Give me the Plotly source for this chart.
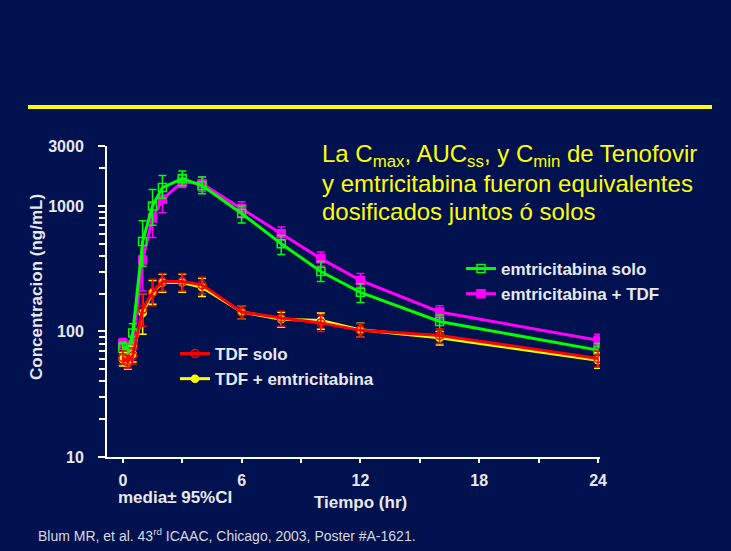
import plotly.graph_objects as go

# ---------------- data ----------------
time_h = [0, 0.25, 0.5, 1, 1.5, 2, 3, 4, 6, 8, 10, 12, 16, 24]

emtri_solo = [74, 68, 97, 520, 1000, 1400, 1650, 1450, 870, 500, 300, 205, 120, 71]
emtri_solo_hi = [82, 76, 115, 760, 1350, 1750, 1900, 1700, 1000, 580, 360, 240, 135, 80]
emtri_solo_lo = [65, 60, 80, 330, 700, 1150, 1450, 1250, 730, 410, 250, 170, 100, 62]

emtri_tdf = [80, 72, 78, 370, 800, 1130, 1550, 1500, 950, 600, 380, 255, 143, 85]
emtri_tdf_hi = [88, 82, 92, 560, 1050, 1300, 1750, 1700, 1080, 680, 430, 290, 160, 95]
emtri_tdf_lo = [72, 62, 66, 210, 560, 880, 1400, 1300, 820, 530, 330, 225, 125, 75]

tdf_solo = [62, 57, 64, 150, 205, 250, 250, 235, 143, 128, 117, 102, 93, 61]
tdf_solo_hi = [70, 64, 74, 200, 260, 290, 290, 270, 160, 145, 135, 115, 105, 70]
tdf_solo_lo = [55, 51, 55, 110, 160, 210, 210, 200, 125, 110, 100, 90, 80, 52]

tdf_emtri = [60, 56, 66, 140, 205, 245, 245, 225, 143, 125, 122, 103, 89, 59]
tdf_emtri_hi = [68, 63, 76, 200, 255, 285, 285, 265, 160, 142, 140, 116, 100, 68]
tdf_emtri_lo = [53, 50, 57, 95, 165, 205, 205, 190, 125, 108, 104, 90, 78, 51]

y_tickvals = [10, 100, 1000, 3000]
y_ticktext = ["10", "100", "1000", "3000"]
y_minor = [20, 30, 40, 50, 60, 70, 80, 90, 200, 300, 400, 500, 600, 700, 800, 900, 2000]
x_tickvals = [0, 6, 12, 18, 24]
x_minor = [3, 9, 15, 21]

title_lines = [
    "La C<sub>max</sub>, AUC<sub>ss</sub>, y C<sub>min</sub> de Tenofovir",
    "y emtricitabina fueron equivalentes",
    "dosificados juntos ó solos",
]

# ---------------- layout geometry ----------------
W, H = 731, 551
L, R, T, B = 107, 131, 146, 94
PW, PH = W - L - R, H - T - B


def px(x):
    return (x - L) / PW


def py(y):
    return 1 - (y - T) / PH


BG = "#001150"
TXT = "#E8E8F0"
FAM = "Liberation Sans, Arial, sans-serif"

fig = go.Figure()


def add(name, y, hi, lo, color, symbol, legend, rank, msize):
    fig.add_trace(go.Scatter(
        x=time_h, y=y, name=name, mode="lines+markers",
        line=dict(color=color, width=3),
        marker=dict(symbol=symbol, size=msize, color=color,
                    line=dict(color=color, width=1.5)),
        error_y=dict(type="data", symmetric=False,
                     array=[h - v for h, v in zip(hi, y)],
                     arrayminus=[v - l for v, l in zip(y, lo)],
                     color=color, thickness=1.5, width=4),
        legend=legend, legendrank=rank, legendgroup=name,
    ))


add("emtricitabina + TDF", emtri_tdf, emtri_tdf_hi, emtri_tdf_lo, "#FF00FF", "square", "legend", 2, 8)
add("emtricitabina solo", emtri_solo, emtri_solo_hi, emtri_solo_lo, "#00FF00", "square-open", "legend", 1, 8)
add("TDF + emtricitabina", tdf_emtri, tdf_emtri_hi, tdf_emtri_lo, "#FFFF00", "circle", "legend2", 2, 7)
add("TDF solo", tdf_solo, tdf_solo_hi, tdf_solo_lo, "#FF0000", "circle-open", "legend2", 1, 8)

legfont = dict(family=FAM, size=17, color=TXT, weight="bold")

annotations = []
for i, line in enumerate(title_lines):
    annotations.append(dict(
        text=line, xref="paper", yref="paper", x=px(320), y=py(155 + 28 * i),
        xanchor="left", yanchor="middle", align="left", showarrow=False,
        font=dict(family=FAM, size=24, color="#FFFF00")))

annotations += [
    dict(text="Concentracion (ng/mL)", textangle=-90,
         xref="paper", yref="paper", x=px(36), y=py(287),
         xanchor="center", yanchor="middle", showarrow=False,
         font=dict(family=FAM, size=17, color=TXT, weight="bold")),
    dict(text="media± 95%CI", xref="paper", yref="paper",
         x=px(116), y=py(497), xanchor="left", yanchor="middle",
         showarrow=False, font=dict(family=FAM, size=17, color=TXT, weight="bold")),
    dict(text="Tiempo (hr)", xref="paper", yref="paper",
         x=px(360), y=py(502), xanchor="center", yanchor="middle",
         showarrow=False, font=dict(family=FAM, size=17, color=TXT, weight="bold")),
    dict(text="Blum MR, et al. 43<sup>rd</sup> ICAAC, Chicago, 2003, Poster #A-1621.",
         xref="paper", yref="paper", x=px(36), y=py(535),
         xanchor="left", yanchor="middle", showarrow=False,
         font=dict(family=FAM, size=14, color="#D8D8E0")),
]

fig.update_layout(
    width=W, height=H,
    margin=dict(l=L, r=R, t=T, b=B, pad=0),
    paper_bgcolor=BG, plot_bgcolor=BG,
    font=dict(family=FAM, color=TXT),
    legend=dict(x=px(461), y=py(251), xanchor="left", yanchor="top",
                bgcolor="rgba(0,0,0,0)", font=legfont, tracegroupgap=0,
                itemwidth=30),
    legend2=dict(x=px(175), y=py(336), xanchor="left", yanchor="top",
                 bgcolor="rgba(0,0,0,0)", font=legfont, tracegroupgap=0,
                 itemwidth=30),
    xaxis=dict(range=[-0.8, 24.1], showgrid=False, zeroline=False,
               showline=True, linecolor="white", linewidth=2,
               ticks="outside", ticklen=4, tickwidth=2, tickcolor="white",
               tickvals=x_tickvals, ticktext=[str(v) for v in x_tickvals],
               tickfont=dict(family=FAM, size=16, color=TXT, weight="bold"),
               ticklabelstandoff=4,
               minor=dict(tickvals=x_minor, ticks="outside", ticklen=4,
                          tickwidth=2, tickcolor="white")),
    yaxis=dict(type="log", range=[1, 3.4771], showgrid=False, zeroline=False,
               showline=True, linecolor="white", linewidth=2,
               ticks="outside", ticklen=7, tickwidth=2, tickcolor="white",
               tickvals=y_tickvals, ticktext=y_ticktext,
               tickfont=dict(family=FAM, size=16, color=TXT, weight="bold"),
               ticklabelstandoff=11,
               minor=dict(tickvals=y_minor, ticks="outside", ticklen=6,
                          tickwidth=1.5, tickcolor="white")),
    shapes=[dict(type="line", xref="paper", yref="paper",
                 x0=px(28), x1=px(712), y0=py(107), y1=py(107),
                 line=dict(color="#FFFF00", width=4))],
    annotations=annotations,
)

fig.write_html(
    "out.html",
    config={"displayModeBar": False},
    post_script="document.body.style.margin='0';document.body.style.background='" + BG + "';",
)
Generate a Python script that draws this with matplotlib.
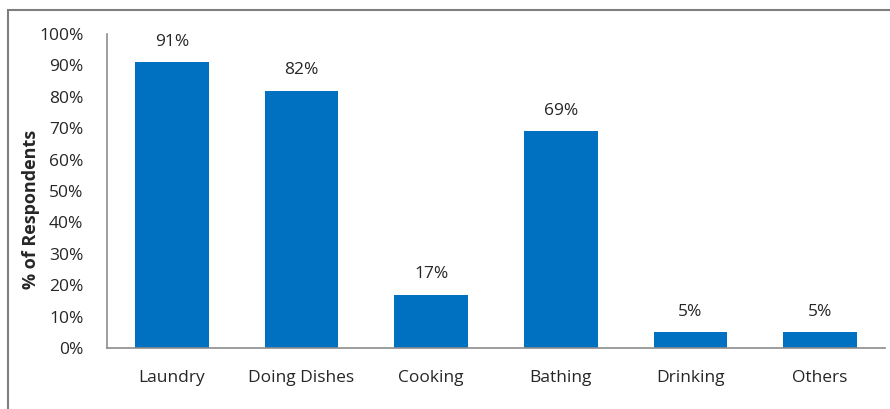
import matplotlib.pyplot as plt
from matplotlib.patches import Rectangle

categories = ['Laundry', 'Doing Dishes', 'Cooking', 'Bathing', 'Drinking', 'Others']
values = [91, 82, 17, 69, 5, 5]
yticks = [0, 10, 20, 30, 40, 50, 60, 70, 80, 90, 100]

plt.rcParams['font.family'] = ['Open Sans', 'DejaVu Sans']

fig = plt.figure(figsize=(8.9, 4.09), dpi=100)
ax = fig.add_axes([107/890, 1 - 348/409, 778/890, 314/409])

x = range(len(categories))
ax.bar(x, values, width=0.57, color='#0070C0')
for i, v in zip(x, values):
    ax.text(i, v + 4, f'{v}%', ha='center', va='bottom', fontsize=12.5, color='#262626')

ax.set_xlim(-0.5, len(categories) - 0.5)
ax.set_ylim(0, 100)
ax.set_yticks(yticks)
ax.set_yticklabels([f'{t}%' for t in yticks])
ax.set_xticks(list(x))
ax.set_xticklabels(categories)
ax.tick_params(axis='both', length=0, labelsize=12.5, colors='#262626')
ax.tick_params(axis='x', pad=16)
ax.tick_params(axis='y', pad=17)
for s in ['top', 'right']:
    ax.spines[s].set_visible(False)
for s in ['left', 'bottom']:
    ax.spines[s].set_color('#8c8c8c')
    ax.spines[s].set_linewidth(1.2)

ax.set_ylabel('% of Respondents', fontsize=13, fontweight='bold', color='#262626')
ax.yaxis.set_label_coords(-0.086, 0.44)

# outer frame (top and left edges)
fig.patches.append(Rectangle((8/890, -0.05), 1.1, 1 - 10/409 + 0.05, transform=fig.transFigure,
                             fill=False, edgecolor='#7f7f7f', linewidth=1.5))

fig.savefig('out.png', dpi=100)
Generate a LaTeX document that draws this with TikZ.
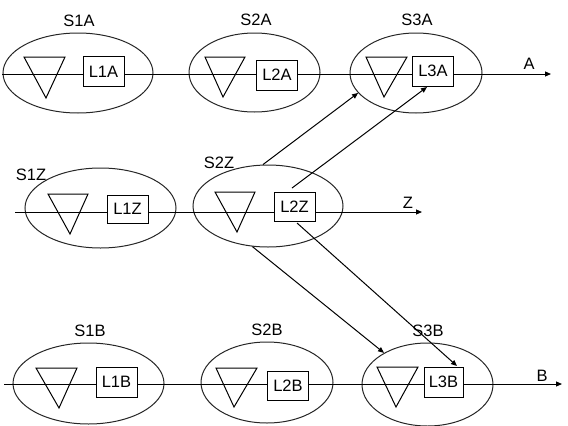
\documentclass[tikz,border=0pt]{standalone}
\usepackage{fontspec}
\setmainfont{Liberation Sans}
\usetikzlibrary{shapes.geometric,arrows.meta}
\begin{document}
\begin{tikzpicture}[x=1pt,y=-1pt,
  every node/.style={font=\fontsize{16.5}{19}\selectfont},
  ell/.style={draw,ellipse,inner sep=0pt,line width=1pt,black!85},
  lbox/.style={draw,fill=white,minimum width=41pt,minimum height=30pt,inner sep=0pt,line width=1pt},
  tri/.style={draw,line width=1pt,line join=miter},
  wire/.style={line width=1pt},
  arr/.style={line width=1pt,-{Triangle[length=6pt,width=5pt]}},
  lbl/.style={inner sep=0pt}]
\useasboundingbox (0,0) rectangle (568,426);
% ellipses
\node[ell,minimum width=150pt,minimum height=80pt] (S1A) at (78,73) {};
\node[ell,minimum width=131pt,minimum height=79pt] (S2A) at (254.5,72.5) {};
\node[ell,minimum width=132pt,minimum height=80pt] (S3A) at (416,73) {};
\node[ell,minimum width=151pt,minimum height=80pt] (S1Z) at (100.5,208) {};
\node[ell,minimum width=150pt,minimum height=82pt] (S2Z) at (268,206) {};
\node[ell,minimum width=151pt,minimum height=81pt] (S1B) at (88.5,383.5) {};
\node[ell,minimum width=132pt,minimum height=81pt] (S2B) at (267,382.5) {};
\node[ell,minimum width=131pt,minimum height=83pt] (S3B) at (427.5,384.5) {};
% line ends
\coordinate (Ain) at (2,74);
\coordinate (Aout) at (551,74);
\coordinate (Zin) at (15,212);
\coordinate (Zout) at (422,212);
\coordinate (Bin) at (4,384);
\coordinate (Bout) at (562,384);
\draw[arr] (Ain) -- (Aout);
\draw[arr] (Zin) -- (Zout);
\draw[arr] (Bin) -- (Bout);
% triangles
\draw[tri] (24,57) -- (65,57) -- (46,98) -- cycle;
\draw[tri] (205,57) -- (245,57) -- (223,97) -- cycle;
\draw[tri] (366,57) -- (407,57) -- (384,97) -- cycle;
\draw[tri] (48,194) -- (88,194) -- (70,234) -- cycle;
\draw[tri] (215,192) -- (255,192) -- (237,232) -- cycle;
\draw[tri] (36,368) -- (77,368) -- (59,408) -- cycle;
\draw[tri] (216,368) -- (257,368) -- (234,407) -- cycle;
\draw[tri] (377,367) -- (418,367) -- (396,407) -- cycle;
% boxes
\node[lbox] (L1A) at (103.5,71.5) {L1A};
\node[lbox] (L2A) at (277,75) {L2A};
\node[lbox] (L3A) at (433,71) {L3A};
\node[lbox,minimum height=28pt] (L1Z) at (127.5,209) {L1Z};
\node[lbox,minimum height=29pt] (L2Z) at (294.5,206.5) {L2Z};
\node[lbox] (L1B) at (116.5,382) {L1B};
\node[lbox,minimum height=29pt] (L2B) at (288,385.5) {L2B};
\node[lbox,minimum width=39pt] (L3B) at (443.5,382) {L3B};
% labels
\node[lbl] (tS1A) at (79,21) {S1A};
\node[lbl] (tS2A) at (256,20) {S2A};
\node[lbl] (tS3A) at (417,20) {S3A};
\node[lbl] (tA) at (529,64) {A};
\node[lbl] (tS1Z) at (31,175) {S1Z};
\node[lbl] (tS2Z) at (219,163) {S2Z};
\node[lbl] (tZ) at (408,203) {Z};
\node[lbl] (tS1B) at (90,331) {S1B};
\node[lbl] (tS2B) at (267,330) {S2B};
\node[lbl] (tS3B) at (428,331) {S3B};
\node[lbl] (tB) at (542,376) {B};
% cross connections
\coordinate (d2s) at (292,188);
\coordinate (d2e) at (427,87);
\coordinate (d4s) at (297,223);
\coordinate (d4e) at (457,366);
\draw[arr] (S2Z.97) -- (S3A.199);
\draw[arr] (d2s) -- (d2e);
\draw[arr] (S2Z.249) -- (S3B.144);
\draw[arr] (d4s) -- (d4e);
\end{tikzpicture}
\end{document}
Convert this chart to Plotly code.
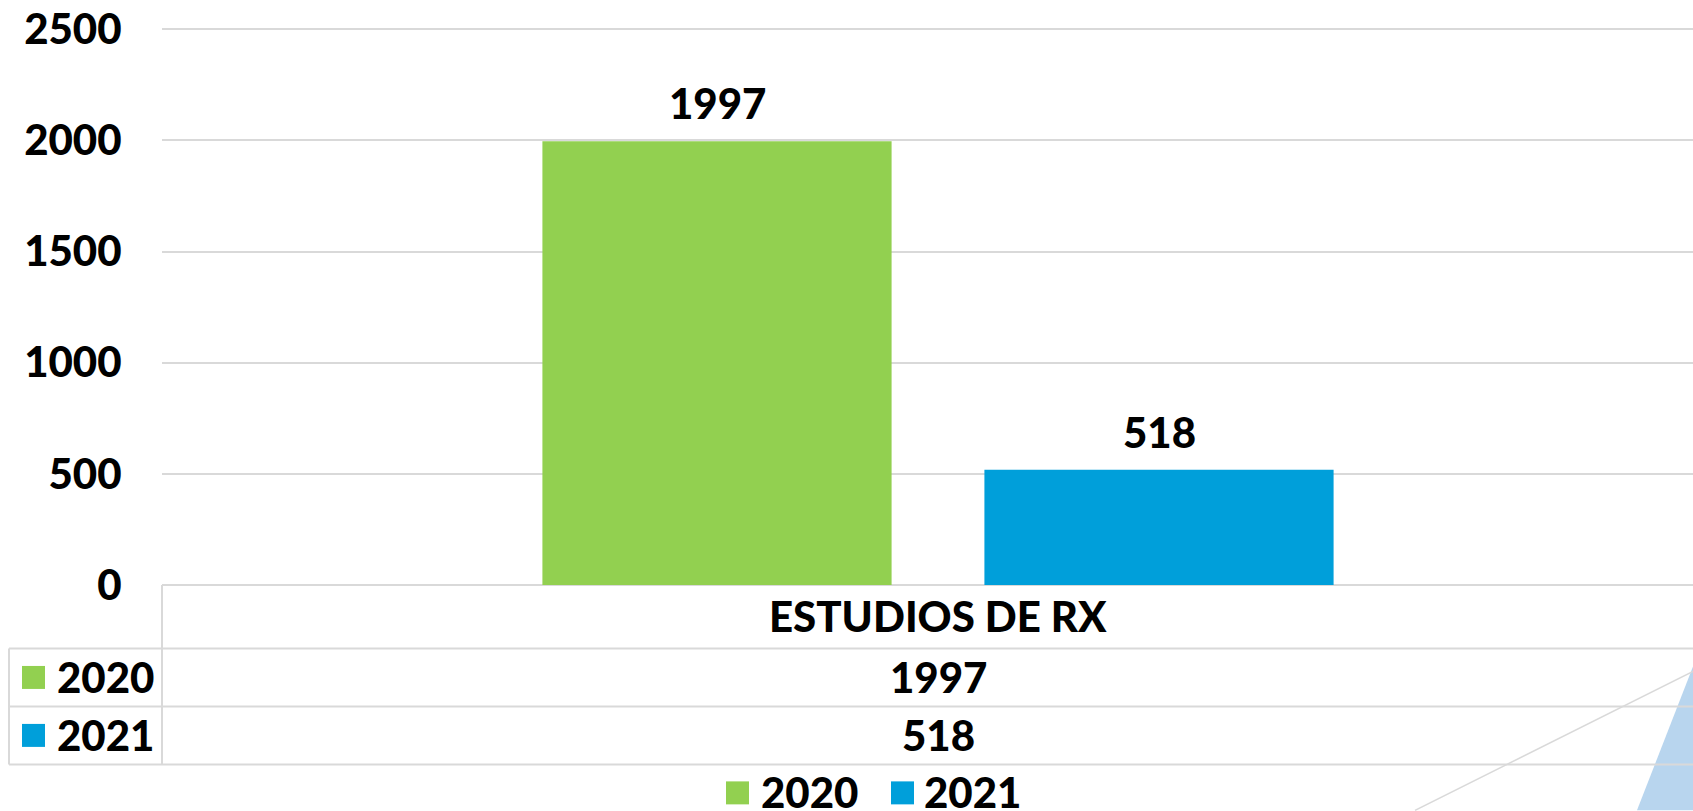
+---+
### WHAT TO DO
Nothing but the lines from the start of the records above through the line with "90, 80, 52]" should be retyped, each exactly as written; leave out all pictures.

### OUTPUT FOR THIS EXERCISE
Give me the Plotly source for this chart.
import plotly.graph_objects as go

# ---------------- data ----------------
time_h = [0, 0.25, 0.5, 1, 1.5, 2, 3, 4, 6, 8, 10, 12, 16, 24]

emtri_solo = [74, 68, 97, 520, 1000, 1400, 1650, 1450, 870, 500, 300, 205, 120, 71]
emtri_solo_hi = [82, 76, 115, 760, 1350, 1750, 1900, 1700, 1000, 580, 360, 240, 135, 80]
emtri_solo_lo = [65, 60, 80, 330, 700, 1150, 1450, 1250, 730, 410, 250, 170, 100, 62]

emtri_tdf = [80, 72, 78, 370, 800, 1130, 1550, 1500, 950, 600, 380, 255, 143, 85]
emtri_tdf_hi = [88, 82, 92, 560, 1050, 1300, 1750, 1700, 1080, 680, 430, 290, 160, 95]
emtri_tdf_lo = [72, 62, 66, 210, 560, 880, 1400, 1300, 820, 530, 330, 225, 125, 75]

tdf_solo = [62, 57, 64, 150, 205, 250, 250, 235, 143, 128, 117, 102, 93, 61]
tdf_solo_hi = [70, 64, 74, 200, 260, 290, 290, 270, 160, 145, 135, 115, 105, 70]
tdf_solo_lo = [55, 51, 55, 110, 160, 210, 210, 200, 125, 110, 100, 90, 80, 52]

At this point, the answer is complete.